Each transition between kinds of understanding involves a specific friction that cannot be substituted. The friction of somatic-to-mythic translation cannot substitute for the friction of romantic-to-philosophic systematization. A child who has been given extensive physical practice but no exposure to the world's strangeness will have rich somatic tools and impoverished romantic ones. The frictions are not fungible; they cannot be consolidated into a single 'productive struggle' that serves all developmental purposes equally.
This non-fungibility has direct implications for AI deployment in education. The common recommendation — 'preserve productive struggle' — is correct but insufficiently specific. Which productive struggle? At which developmental level? For which cognitive tools? The struggle of writing code by hand develops somatic and philosophic understanding of computational logic; the struggle of formulating a research question develops philosophic and ironic understanding of one's own knowledge gaps. AI might appropriately eliminate the first while it must preserve the second.
The parallel to Segal's concept of ascending friction in the professional context is precise. In the professional context, AI removes implementation friction and exposes the harder friction of judgment — what to build and why. In the developmental context, AI's removal of information friction should expose the harder friction of understanding — what knowledge means, how frameworks relate, what the limits of one's own comprehension are.
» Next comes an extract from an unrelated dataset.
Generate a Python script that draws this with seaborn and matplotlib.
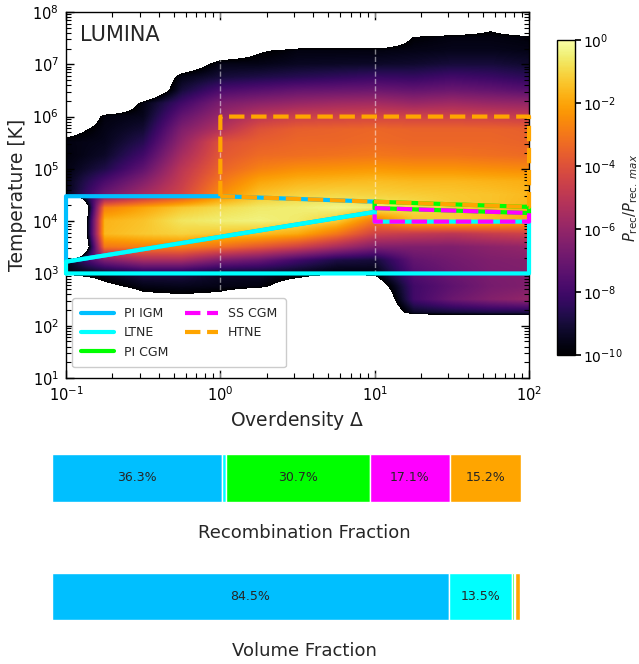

This happens only if the educational environment is designed to preserve the harder friction rather than smooth it away alongside the easier kind.
The principle emerges across Egan's work but is most explicitly articulated in his discussions of how cognitive tools develop at each stage of the sequence.
It connects to a broader tradition including Dewey's account of problematic situations, Vygotsky's zone of proximal development, and contemporary research on desirable difficulties in learning (Bjork and Bjork).
Difficulty is mechanism, not cost. The struggle is how the cognitive tools are built.
Frictions are not fungible. The specific kinds of struggle at each stage cannot substitute for one another.
AI's two effects. Technology can eliminate mechanical friction (gain) or developmental friction (loss).
Distinction requires theory. Separating productive from unproductive friction requires a developmental framework.
Ascending in development too. AI's elimination of easier frictions should expose harder developmental frictions, but only with pedagogical intention.